SAN FRANCISCO (Reuters) - Traders on Tuesday were “clamoring” to borrow shares of Roku (ROKU.O) in order to sell them short following the video-streaming company’s initial public offer last week, according to S3 Partners.
Shares of the Los Gatos, California company dropped 10.5 percent to $21.08 on Tuesday, bringing their decline to 20 percent in the past two sessions.
“With short sellers clamoring for short locates, stock borrow rates have increased from the 20-percent fee level to over 65-percent fee for some trades we’ve seen done today,” Ihor Dusaniwsky, S3 Partners’ head of research, said in an email.

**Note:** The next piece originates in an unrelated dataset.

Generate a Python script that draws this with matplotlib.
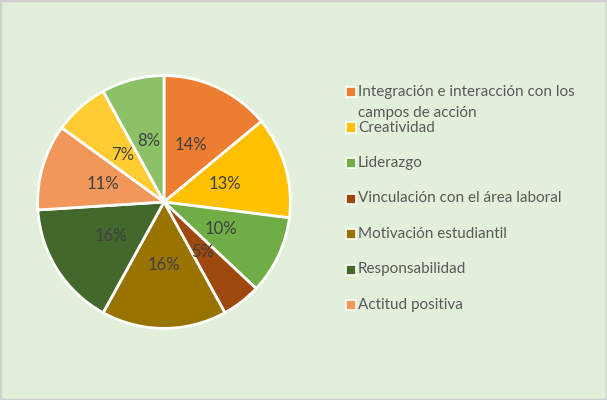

So far, about 2 million shares of Roku have been sold short, according to the financial analytics firm.
Riding a wave of consumers abandoning cable TV and switching to online content while facing competition from larger rivals, Roku remained up 51 percent from the $14 price set in its initial public offer on Wednesday.
Based on its 2016 growth rate, Roku’s annual revenue could reach $623 million in 2018, putting its current stock price at about 3.2 times revenue, a level that appears expensive compared to other Silicon Valley consumer electronics makers.
Roku’s shareholders include Menlo Ventures, Fidelity and Rupert Murdoch’s Twenty-First Century Fox (FOXA.O).